Army Corps. working to raise Mississippi River levee
Published 12:04 am Monday, March 16, 2009
VIDALIA — The U.S. Army Corps of Engineers is enlarging the Mississippi River levee south of Vidalia.
The four-mile levee enlargement project starts just south of the Bunge grain elevator on Louisiana 131.
Affolter Contracting of Lamarque, Texas, started the southern end of the project last fall, but the Corps recently gave them permission to start on the northern end of the project, Vidalia-area Corps Engineer Tom Matthews said.
“Now that spring is here and the weather is getting better, we gave them permission to start two operations,” Matthews said.
“They brought in more equipment and are working toward the middle.”
The project is to raise the levee six feet higher than it currently is, and to install 29 relief wells along the levee.
A relief well works to remove water pressure from around a levee, essentially preventing water from seeping under the levee and undermining its foundations.
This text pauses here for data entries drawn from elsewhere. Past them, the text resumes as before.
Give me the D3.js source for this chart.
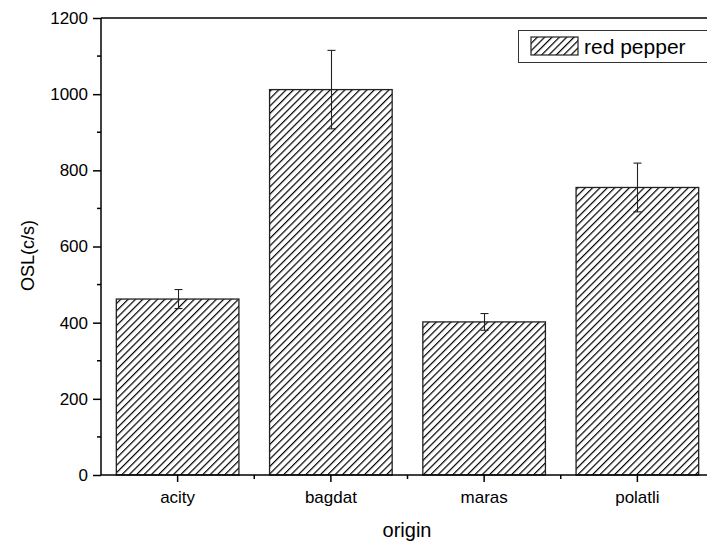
<!DOCTYPE html>
<html><head><meta charset="utf-8">
<script src="https://cdn.jsdelivr.net/npm/d3@7/dist/d3.min.js"></script>
<style>body{margin:0;background:#fff}svg{display:block}text{font-family:"Liberation Sans",Arial,sans-serif}</style>
</head><body><svg id="c" width="707" height="548"></svg>
<script>
const categories = ["acity","bagdat","maras","polatli"];
const values = [462, 1012, 402, 755];
const errors = [25, 103, 22, 64];
const yTicks = [0,200,400,600,800,1000,1200];
const seriesName = "red pepper";

const svg = d3.select("#c");
const L=101, R=714, T=18, B=475;
const x = d3.scaleBand().domain(categories).range([L,R]).paddingInner(0.2).paddingOuter(0.1);
const y = d3.scaleLinear().domain([0,1200]).range([B,T]);

const defs = svg.append("defs");
const pat = defs.append("pattern").attr("id","hatch").attr("patternUnits","userSpaceOnUse")
  .attr("width",5.2).attr("height",5.2).attr("patternTransform","rotate(45)");
pat.append("rect").attr("width",5.2).attr("height",5.2).attr("fill","#fff");
pat.append("line").attr("x1",0.6).attr("y1",0).attr("x2",0.6).attr("y2",5.2).attr("stroke","#000").attr("stroke-width",1.2);

// bars
svg.selectAll("rect.bar").data(categories).enter().append("rect").attr("class","bar")
  .attr("x",d=>x(d)).attr("y",(d,i)=>y(values[i])).attr("width",x.bandwidth())
  .attr("height",(d,i)=>B-y(values[i])).attr("fill","url(#hatch)").attr("stroke","#222").attr("stroke-width",1.3);

// error bars
const eg = svg.append("g").attr("stroke","#222").attr("stroke-width",1.1);
categories.forEach((c,i)=>{
  const cx = Math.round(x(c)+x.bandwidth()/2)+0.5;
  eg.append("line").attr("x1",cx).attr("x2",cx).attr("y1",y(values[i]+errors[i])).attr("y2",y(values[i]-errors[i]));
  [values[i]+errors[i], values[i]-errors[i]].forEach(v=>{
    eg.append("line").attr("x1",cx-4).attr("x2",cx+4).attr("y1",y(v)).attr("y2",y(v));
  });
});

// frame top/right
svg.append("line").attr("x1",L).attr("x2",R).attr("y1",T).attr("y2",T).attr("stroke","#000").attr("stroke-width",1.5);
svg.append("line").attr("x1",R).attr("x2",R).attr("y1",T).attr("y2",B).attr("stroke","#000").attr("stroke-width",1.5);

// y axis
const yAxis = svg.append("g").attr("transform",`translate(${L},0)`)
  .call(d3.axisLeft(y).tickValues(yTicks).tickSize(8).tickPadding(5).tickFormat(d3.format("d")));
yAxis.attr("font-size",17).attr("font-family",null);
yAxis.select(".domain").attr("stroke-width",1.5).attr("d",`M0,${T}V${B}`);
yAxis.selectAll(".tick line").attr("stroke-width",1.5);
yAxis.selectAll("text").style("font-size","17px").attr("fill","#000");
const yMinor = d3.range(100,1200,200);
svg.append("g").selectAll("line").data(yMinor).enter().append("line")
  .attr("x1",L-4).attr("x2",L).attr("y1",d=>y(d)).attr("y2",d=>y(d)).attr("stroke","#000").attr("stroke-width",1.5);

// x axis
const xAxis = svg.append("g").attr("transform",`translate(0,${B})`)
  .call(d3.axisBottom(x).tickSize(7).tickPadding(9));
xAxis.attr("font-size",17).attr("font-family",null);
xAxis.select(".domain").attr("stroke-width",1.5).attr("d",`M${L},0H${R}`);
xAxis.selectAll(".tick line").attr("stroke-width",1.5);
xAxis.selectAll("text").style("font-size","17px").attr("fill","#000");
const xMinor = categories.slice(1).map(c=>x(c)-x.step()*x.paddingInner()/2);
svg.append("g").selectAll("line").data(xMinor).enter().append("line")
  .attr("x1",d=>d).attr("x2",d=>d).attr("y1",B).attr("y2",B+4).attr("stroke","#000").attr("stroke-width",1.5);

// axis titles
svg.append("text").attr("x",407).attr("y",537).attr("text-anchor","middle").style("font-size","20px").text("origin");
svg.append("text").attr("transform",`translate(34,${(T+B)/2+9}) rotate(-90)`).attr("text-anchor","middle").style("font-size","18px").text("OSL(c/s)");

// legend
const lg = svg.append("g");
lg.append("rect").attr("x",518.5).attr("y",30.5).attr("width",200).attr("height",32).attr("fill","#fff").attr("stroke","#333").attr("stroke-width",1);
lg.append("rect").attr("x",531).attr("y",37).attr("width",47).attr("height",18).attr("fill","url(#hatch)").attr("stroke","#222").attr("stroke-width",1.2);
lg.append("text").attr("x",584).attr("y",54).style("font-size","21px").text(seriesName);
</script></body></html>
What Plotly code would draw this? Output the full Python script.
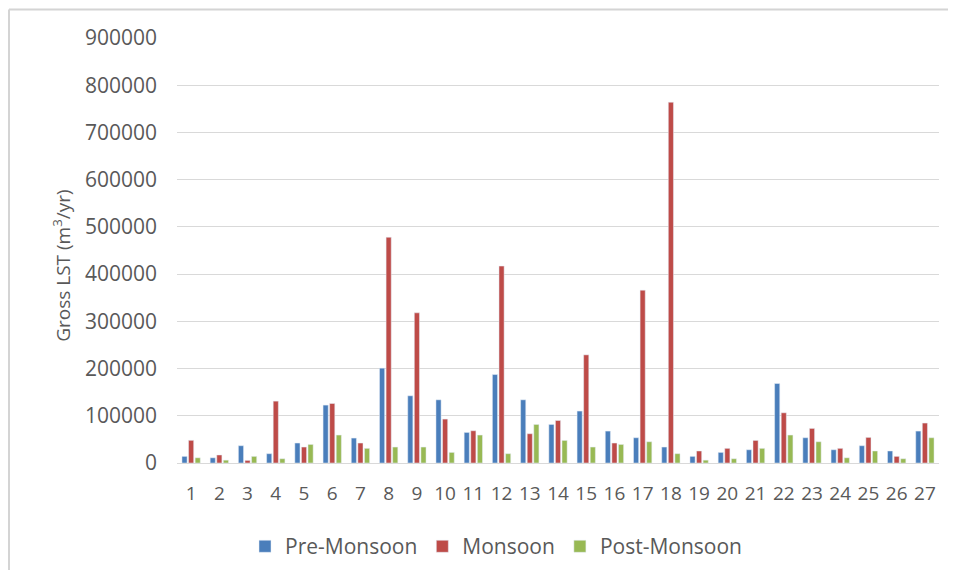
import plotly.graph_objects as go

categories = [str(i) for i in range(1, 28)]
pre_monsoon = [14000, 11000, 36600, 19700, 42300, 122600, 52800, 200800, 142300, 133800,
               64700, 187300, 133800, 81600, 110000, 67600, 53500, 33800, 14000, 22400,
               28000, 168300, 53500, 28000, 36600, 25400, 67600]
monsoon = [48000, 17000, 5500, 131000, 33800, 126000, 42300, 478000, 318000, 93000,
           68300, 417000, 62000, 90000, 229000, 42300, 366000, 764000, 25400, 31000,
           47800, 106300, 73200, 31000, 54200, 14000, 84600]
post_monsoon = [11000, 6000, 14000, 9000, 39300, 59200, 31000, 33800, 33800, 22400,
                59200, 19700, 81600, 47800, 33800, 39300, 45000, 19700, 6000, 9000,
                31000, 59200, 45000, 11000, 25400, 9000, 53500]
y_ticks = [0, 100000, 200000, 300000, 400000, 500000, 600000, 700000, 800000, 900000]
y_title = "Gross LST (m<sup>3</sup>/yr)"

FONT = "Open Sans"
GRAY = "#595959"

fig = go.Figure()
fig.add_bar(x=categories, y=pre_monsoon, name="Pre-Monsoon", marker_color="#4a7ebb")
fig.add_bar(x=categories, y=monsoon, name="Monsoon", marker_color="#be4b48")
fig.add_bar(x=categories, y=post_monsoon, name="Post-Monsoon", marker_color="#98b954")

# page offset of the figure (body margin)
OFF = 8
# plot area in screen pixels: x 177..939, y 38..463
SX0, SX1, SY0, SY1 = 177, 939, 38, 463.3
FW, FH = 940, 562
L = SX0 - OFF
T = SY0 - OFF
R = FW - (SX1 - OFF)
B = FH - (SY1 - OFF)
W, H = FW - L - R, FH - T - B

def px_x(sp):
    return (sp - OFF - L) / W

def px_y(sp):
    return (FH - B - (sp - OFF)) / H

shapes = [
    dict(type="line", xref="paper", yref="paper", x0=px_x(9), x1=px_x(970), y0=px_y(9.5), y1=px_y(9.5),
         line=dict(color="#d4d4d4", width=2)),
    dict(type="line", xref="paper", yref="paper", x0=px_x(9), x1=px_x(9), y0=px_y(9.5), y1=px_y(600),
         line=dict(color="#d4d4d4", width=2)),
]

annotations = [
    dict(text=y_title, xref="paper", yref="paper", x=px_x(62), y=px_y(266), textangle=-90,
         xanchor="center", yanchor="middle", showarrow=False,
         font=dict(family=FONT, size=19, color=GRAY)),
]

fig.update_layout(
    width=FW, height=FH,
    margin=dict(l=L, r=R, t=T, b=B, autoexpand=False),
    paper_bgcolor="white", plot_bgcolor="white",
    barmode="group", bargap=0.3, bargroupgap=0.22,
    font=dict(family=FONT, color=GRAY, size=19),
    shapes=shapes,
    annotations=annotations,
    legend=dict(orientation="h", x=px_x(496), xanchor="center", y=px_y(547), yanchor="middle",
                font=dict(family=FONT, size=21, color=GRAY), itemwidth=30, traceorder="normal"),
    xaxis=dict(type="category", showgrid=False, showline=False, ticks="",
               tickfont=dict(family=FONT, size=19, color=GRAY), ticklabelstandoff=17),
    yaxis=dict(range=[0, 900000], tickvals=y_ticks, ticktext=[str(v) for v in y_ticks],
               showgrid=True, gridcolor="#d9d9d9", gridwidth=1, zeroline=True,
               zerolinecolor="#d9d9d9", zerolinewidth=1, showline=False, ticks="",
               tickfont=dict(family=FONT, size=21, color=GRAY), ticklabelstandoff=19),
)

fig.write_html("out.html")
“We had heavy seepage from the high water last March,” Matthews said.
The work currently under way should be finished by next August, he said.
By August of this year, however, the Corps expects to award a separate contract that will raise the levees surrounding the Vidalia Riverfront.
The contract for that project will have the levee raised from the riverfront south to the Bunge elevator.
The project will also raise the levee for two miles north of the riverfront, starting approximately at the Vidalia Dock and Storage location, Matthews said.
The levee at the riverfront was raised in the mid-1990s.
“We knew about the city’s plans to develop that area, so we went ahead then and raised that area to get out of their way,” Matthews said.